The entries dated 13 February 1805 from Fort Mandan offer one of the starkest register contrasts in the expedition’s joint record. William Clark fills pages with a retrospective nine-day hunting narrative, his prose dense with mileage, weather, and casualty counts of game. Meriwether Lewis, by contrast, produces a single sentence of meteorological data and a brief notice of a diplomatic visit. Both men were at the same post on the same day; their journals capture entirely different dimensions of expedition life.
Clark as Field Chronicler
Clark had only just returned, as he opens by noting he came back “last night from a hunting party much fatigued, haveing walked 30 miles on the ice and through of wood land Points in which the Snow was nearly Knee Deep.” The structure he adopts — a numbered day-by-day reconstruction running from the 1st through the 9th day of the expedition — suggests Clark was catching up his journal in arrears, working from memory or from rougher field notes. The cumulative effect is a logistics report disguised as narrative.
The physical toll surfaces repeatedly. On the second day Clark writes:
the morning verry Cold & Windey, I broke thro the ice and got my feet and legs wet… walking on uneaven ice has blistered the bottom of my feat, and walking is painfull to me
Such admissions of bodily suffering are characteristic of Clark’s voice — direct, unembellished, and willing to record the captain’s own vulnerability. He also catalogs the predators competing with the party for meat, noting that carcasses had to be secured against “the wolves, Raven & Magpie, (which are verry noumerous about this Place)” by building “a close pen made of logs.” This detail about meat preservation under siege from scavengers is the kind of operational specificity that does not appear in Lewis’s entry at all.
Clark’s tally over the expedition is substantial: by the fourth day alone the party had killed “9 Elk, 18 Deer,” and additional kills accumulated through subsequent days. Yet he is careful to distinguish edible from inedible game, repeatedly flagging buffalo bulls as “too Meagur to eate” or “lean & unfit for to make uce of as food.” The decision-making logic — when to push on, when to turn back, when to cache meat — drives the narrative forward.

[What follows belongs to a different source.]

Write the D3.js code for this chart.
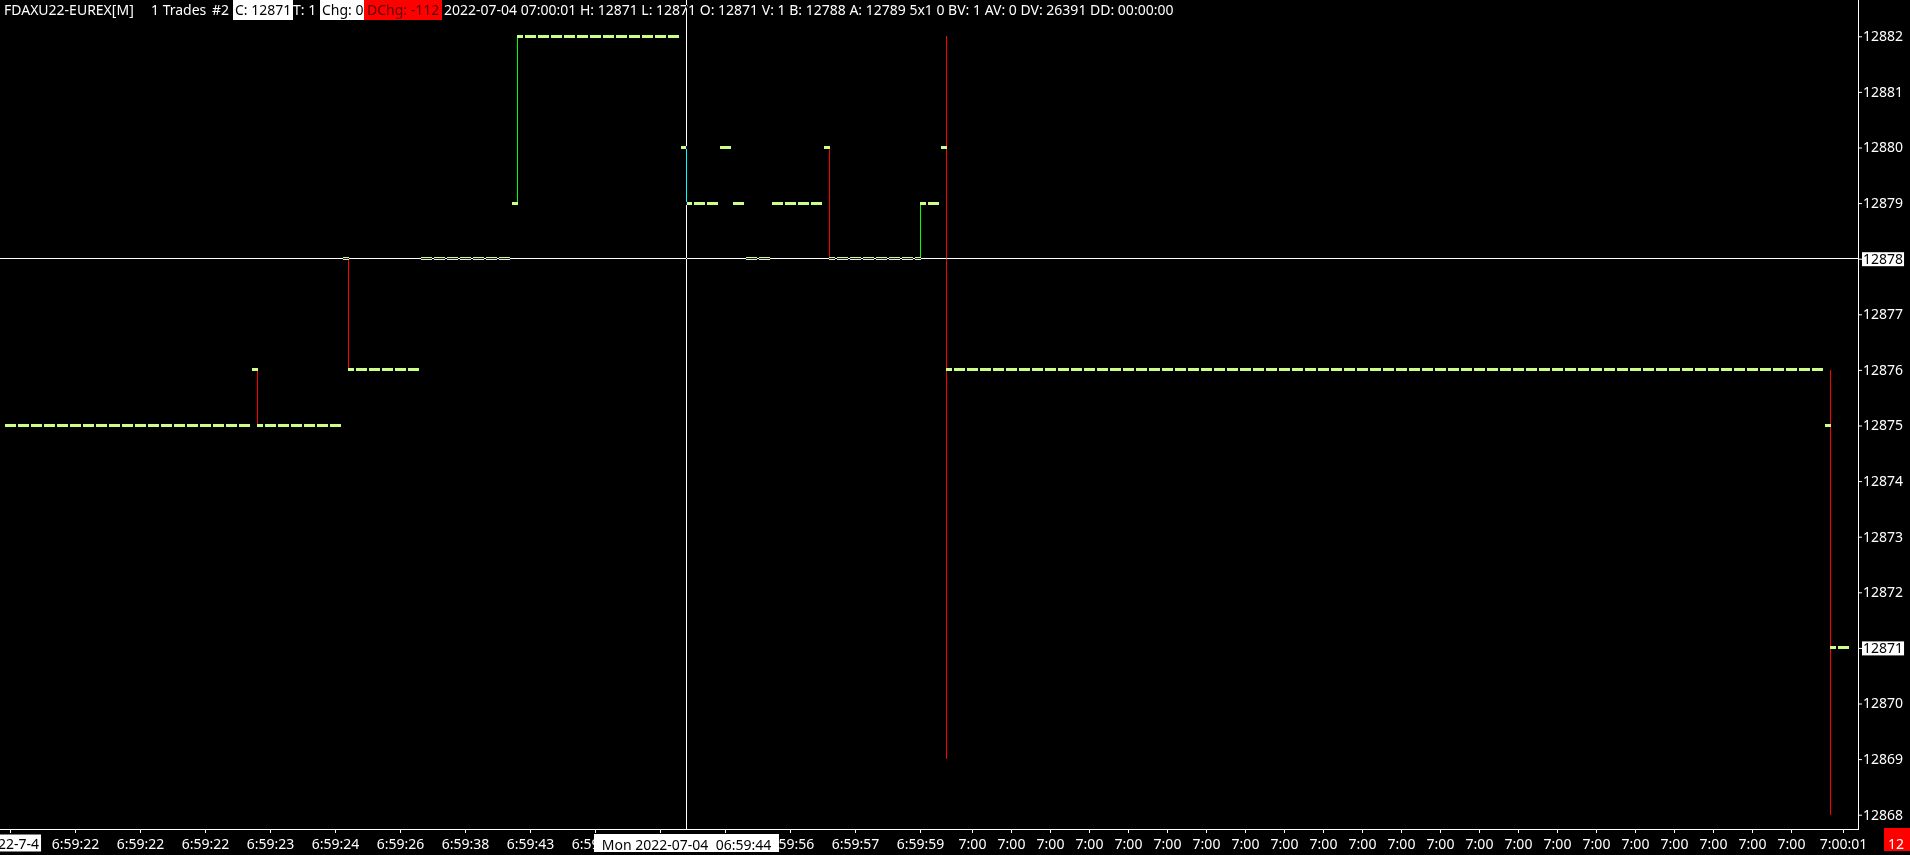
<!DOCTYPE html>
<html><head><meta charset="utf-8">
<script src="https://cdn.jsdelivr.net/npm/d3@7"></script>
<style>
html,body{margin:0;padding:0;background:#000;overflow:hidden}
svg{display:block}
text{font-family:"Noto Sans",sans-serif;font-size:14px;white-space:pre}
</style></head><body>
<svg id="c" width="1910" height="855"></svg>
<script>
// ---------------- DATA ----------------
const openP = [
 12875,12875,12875,12875,12875,12875,12875,12875,12875,12875,
 12875,12875,12875,12875,12875,12875,12875,12875,12875,12876,
 12875,12875,12875,12875,12875,12875,12878,12876,12876,12876,
 12876,12876,12878,12878,12878,12878,12878,12878,12878,12879,
 12882,12882,12882,12882,12882,12882,12882,12882,12882,12882,
 12882,12882,12880,12879,12879,12880,12879,12878,12878,12879,
 12879,12879,12879,12880,12878,12878,12878,12878,12878,12878,
 12878,12879,12880,12876,12876,12876,12876,12876,12876,12876,
 12876,12876,12876,12876,12876,12876,12876,12876,12876,12876,
 12876,12876,12876,12876,12876,12876,12876,12876,12876,12876,
 12876,12876,12876,12876,12876,12876,12876,12876,12876,12876,
 12876,12876,12876,12876,12876,12876,12876,12876,12876,12876,
 12876,12876,12876,12876,12876,12876,12876,12876,12876,12876,
 12876,12876,12876,12876,12876,12876,12876,12876,12876,12876,
 12875,12871];
const highP = [
 12875,12875,12875,12875,12875,12875,12875,12875,12875,12875,
 12875,12875,12875,12875,12875,12875,12875,12875,12875,12876,
 12875,12875,12875,12875,12875,12875,12878,12876,12876,12876,
 12876,12876,12878,12878,12878,12878,12878,12878,12878,12882,
 12882,12882,12882,12882,12882,12882,12882,12882,12882,12882,
 12882,12882,12880,12879,12879,12880,12879,12878,12878,12879,
 12879,12879,12879,12880,12878,12878,12878,12878,12878,12878,
 12879,12879,12882,12876,12876,12876,12876,12876,12876,12876,
 12876,12876,12876,12876,12876,12876,12876,12876,12876,12876,
 12876,12876,12876,12876,12876,12876,12876,12876,12876,12876,
 12876,12876,12876,12876,12876,12876,12876,12876,12876,12876,
 12876,12876,12876,12876,12876,12876,12876,12876,12876,12876,
 12876,12876,12876,12876,12876,12876,12876,12876,12876,12876,
 12876,12876,12876,12876,12876,12876,12876,12876,12876,12876,
 12876,12871];
const lowP = [
 12875,12875,12875,12875,12875,12875,12875,12875,12875,12875,
 12875,12875,12875,12875,12875,12875,12875,12875,12875,12875,
 12875,12875,12875,12875,12875,12875,12876,12876,12876,12876,
 12876,12876,12878,12878,12878,12878,12878,12878,12878,12879,
 12882,12882,12882,12882,12882,12882,12882,12882,12882,12882,
 12882,12882,12879,12879,12879,12880,12879,12878,12878,12879,
 12879,12879,12879,12878,12878,12878,12878,12878,12878,12878,
 12878,12879,12869,12876,12876,12876,12876,12876,12876,12876,
 12876,12876,12876,12876,12876,12876,12876,12876,12876,12876,
 12876,12876,12876,12876,12876,12876,12876,12876,12876,12876,
 12876,12876,12876,12876,12876,12876,12876,12876,12876,12876,
 12876,12876,12876,12876,12876,12876,12876,12876,12876,12876,
 12876,12876,12876,12876,12876,12876,12876,12876,12876,12876,
 12876,12876,12876,12876,12876,12876,12876,12876,12876,12876,
 12868,12871];
const closeP = [
 12875,12875,12875,12875,12875,12875,12875,12875,12875,12875,
 12875,12875,12875,12875,12875,12875,12875,12875,12875,12875,
 12875,12875,12875,12875,12875,12875,12876,12876,12876,12876,
 12876,12876,12878,12878,12878,12878,12878,12878,12878,12882,
 12882,12882,12882,12882,12882,12882,12882,12882,12882,12882,
 12882,12882,12879,12879,12879,12880,12879,12878,12878,12879,
 12879,12879,12879,12878,12878,12878,12878,12878,12878,12878,
 12879,12879,12876,12876,12876,12876,12876,12876,12876,12876,
 12876,12876,12876,12876,12876,12876,12876,12876,12876,12876,
 12876,12876,12876,12876,12876,12876,12876,12876,12876,12876,
 12876,12876,12876,12876,12876,12876,12876,12876,12876,12876,
 12876,12876,12876,12876,12876,12876,12876,12876,12876,12876,
 12876,12876,12876,12876,12876,12876,12876,12876,12876,12876,
 12876,12876,12876,12876,12876,12876,12876,12876,12876,12876,
 12871,12871];

const priceTicks = [12868,12869,12870,12871,12872,12873,12874,12875,12876,12877,12878,12879,12880,12881,12882];
const boxedPrices = [12878, 12871];

const timeTickBars = [0,5,10,15,20,25,30,35,40,45,50,55,60,65,70,74,77,80,83,86,89,92,95,98,101,104,107,110,113,116,119,122,125,128,131,134,137,141];
const timeTickLabels = ["2022-7-4","6:59:22","6:59:22","6:59:22","6:59:23","6:59:24","6:59:26","6:59:38","6:59:43","6:59:43","6:59:44","6:59:50","6:59:56","6:59:57","6:59:59",
 "7:00","7:00","7:00","7:00","7:00","7:00","7:00","7:00","7:00","7:00","7:00","7:00","7:00","7:00","7:00","7:00","7:00","7:00","7:00","7:00","7:00","7:00","7:00:01"];
const dateTickBars = [0];

const crossBar = 52;
const crossPrice = 12878;
const crossLabel = "Mon 2022-07-04\u00a0\u00a006:59:44";

const headerTokens = ["FDAXU22-EUREX[M]", "1 Trades", "#2", "C: 12871", "T: 1", "Chg: 0", "DChg: -112",
 "2022-07-04 07:00:01 H: 12871 L: 12871 O: 12871 V: 1 B: 12788 A: 12789 5x1 0 BV: 1 AV: 0 DV: 26391 DD: 00:00:00"];
const headerStyles = ["plain", "plain", "plain", "white", "plain", "white", "red", "plain"];
const cornerLabel = "12";

// ---------------- DRAW ----------------
const W = 1910, H = 855;
const plotRight = 1858.5, plotBottom = 829.5;
const LIME = "#ccff88", RED = "#ff0000", GREEN = "#00ff00";
const FONT = '"Noto Sans", sans-serif';
const headerX = [4, 151, 212, 235, 293, 322, 367, 444];

const svg = d3.select("#c");
svg.append("rect").attr("width", W).attr("height", H).attr("fill", "#000");

const idx = d3.range(closeP.length);
const x = d3.scaleBand().domain(idx).range([4, 4 + 13 * idx.length]);
const xc = i => x(i) + x.bandwidth() / 2;
const y = d3.scaleLinear().domain([12868, 12882]).range([814.7, 36.3]);

// header
const hg = svg.append("g");
headerTokens.forEach((t, k) => {
  const s = headerStyles[k];
  const hx = headerX[k];
  const txt = hg.append("text").attr("x", hx).attr("y", 15).text(t)
    .attr("fill", s === "white" ? "#000" : s === "red" ? "#5a0000" : "#fff");
  const w = txt.node().getComputedTextLength();
  if (s !== "plain") {
    const pad = s === "red" ? 3 : 2;
    hg.insert("rect", () => txt.node())
      .attr("x", Math.round(hx - pad)).attr("y", 0).attr("width", Math.round(w + pad * 2)).attr("height", 20)
      .attr("fill", s === "white" ? "#fff" : "#ff0000");
  }
});

// bars
const g = svg.append("g").attr("shape-rendering", "crispEdges");
g.selectAll("line.hl").data(idx.filter(i => highP[i] !== lowP[i])).join("line")
  .attr("class", "hl")
  .attr("x1", xc).attr("x2", xc)
  .attr("y1", i => Math.round(y(highP[i]))).attr("y2", i => Math.round(y(lowP[i])))
  .attr("stroke", i => closeP[i] < openP[i] ? RED : GREEN).attr("stroke-width", 1);
g.selectAll("rect.o").data(idx).join("rect").attr("class", "o")
  .attr("x", i => xc(i) - 5.5).attr("y", i => Math.round(y(openP[i]) - 1.5))
  .attr("width", 6).attr("height", 3).attr("fill", LIME);
g.selectAll("rect.c").data(idx).join("rect").attr("class", "c")
  .attr("x", i => xc(i) - 0.5).attr("y", i => Math.round(y(closeP[i]) - 1.5))
  .attr("width", 6).attr("height", 3).attr("fill", LIME);

// frame
svg.append("path").attr("d", `M0,${plotBottom}H${plotRight}V0`).attr("fill", "none")
  .attr("stroke", "#fff").attr("shape-rendering", "crispEdges");

// right axis
const ya = svg.append("g").attr("transform", `translate(${plotRight - 0.5},0)`)
  .call(d3.axisRight(y).tickValues(priceTicks).tickSize(4).tickPadding(1).tickFormat(d3.format("d")));
ya.attr("font-family", FONT).attr("font-size", 14);
ya.select(".domain").remove();
ya.selectAll(".tick line").attr("stroke", "#fff");
ya.selectAll(".tick text").attr("fill", "#fff");

// bottom axis
const labelOf = new Map(timeTickBars.map((b, k) => [b, timeTickLabels[k]]));
const xa = svg.append("g").attr("transform", `translate(0,${plotBottom - 0.5})`)
  .call(d3.axisBottom(x).tickValues(timeTickBars).tickSize(4).tickPadding(6).tickFormat(b => labelOf.get(b)));
xa.attr("font-family", FONT).attr("font-size", 14);
xa.select(".domain").remove();
xa.selectAll(".tick line").attr("stroke", "#fff");
xa.selectAll(".tick text").attr("fill", "#fff");
xa.selectAll(".tick").filter(b => dateTickBars.includes(b)).each(function () {
  const t = d3.select(this).select("text");
  const bb = t.node().getBBox();
  d3.select(this).insert("rect", "text").attr("x", bb.x - 2).attr("y", 5.5).attr("width", bb.width + 4).attr("height", 17).attr("fill", "#fff");
  t.attr("fill", "#000");
});

// crosshair (inverting)
const ch = svg.append("g").attr("shape-rendering", "crispEdges");
const cyy = Math.floor(y(crossPrice)) + 0.5;
ch.append("line").attr("x1", 0).attr("x2", plotRight - 0.5).attr("y1", cyy).attr("y2", cyy)
  .attr("stroke", "#fff").style("mix-blend-mode", "difference");
ch.append("line").attr("x1", xc(crossBar)).attr("x2", xc(crossBar)).attr("y1", 0).attr("y2", plotBottom - 0.5)
  .attr("stroke", "#fff").style("mix-blend-mode", "difference");

// boxed price labels
ya.selectAll(".tick").filter(v => boxedPrices.includes(v)).each(function () {
  const t = d3.select(this).select("text");
  const bb = t.node().getBBox();
  d3.select(this).insert("rect", "text").attr("x", bb.x - 1).attr("y", -7).attr("width", bb.width + 2).attr("height", 14).attr("fill", "#fff");
  t.attr("fill", "#000");
});
ya.raise();

// crosshair time label
const tl = svg.append("g").attr("font-family", FONT).attr("font-size", 14);
const tt = tl.append("text").attr("x", xc(crossBar)).attr("y", 850).attr("text-anchor", "middle").attr("fill", "#000").text(crossLabel);
const tb = tt.node().getBBox();
tl.insert("rect", "text").attr("x", Math.round(tb.x - 8)).attr("y", 834).attr("width", Math.round(tb.width + 16)).attr("height", 18).attr("fill", "#fff");

// corner label
svg.append("rect").attr("x", 1884).attr("y", 828).attr("width", 30).attr("height", 23).attr("fill", "#ff0000");
svg.append("text").attr("x", 1888).attr("y", 849).attr("fill", "#fff").text(cornerLabel);
</script>
</body></html>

Lewis as Diplomatic Recorder
Lewis’s entry for the same date is a study in compression:
The morning cloudy thermometer 2° below naught wind from S. E. visited by the Black-Cat gave him a battle ax with which he appeared much gratifyed.
In a single sentence Lewis covers weather observation, wind direction, and a diplomatic transaction with Posecopsahe (Black Cat), the Mandan chief whom the captains had identified as a key ally. The gift of a battle axe — manufactured at the fort’s forge, which had become a significant trade resource that winter — is recorded with the brevity of a ledger entry, but its political weight was considerable.
What Lewis does not mention is equally telling. He makes no reference to Clark’s return from the hunting expedition, nor to the meat being packed in by horse. Either Lewis assumed Clark’s own journal would cover those matters, or the captains had settled into a tacit division of labor by mid-February: Clark would document field operations and hunting logistics, Lewis would maintain the meteorological register and record interactions with Native leaders at the fort.
Complementary Silences
Read together, the two entries demonstrate that the joint journal-keeping practice at Fort Mandan was not redundant but distributive. Clark does not log the Black Cat visit; Lewis does not log the hunt. Neither narrator copies the other on this date, and each omits what the other covers. For researchers reconstructing winter operations at Fort Mandan, this means single-narrator readings will systematically miss half the day’s activity. The fort was simultaneously a hunting base whose survival depended on the meat Clark had cached in log pens against the wolves, and a diplomatic post whose alliances depended on small ceremonial exchanges like the one Lewis recorded in fewer than thirty words.
The register difference also reflects temperament. Clark’s prose embraces the body, the weather, the blistered feet, the frozen ear of Private Joseph Fields. Lewis, on this day at least, writes with the detachment of an officer filing a report. Both modes were necessary; together they produce a fuller picture of 13 February 1805 than either alone could supply.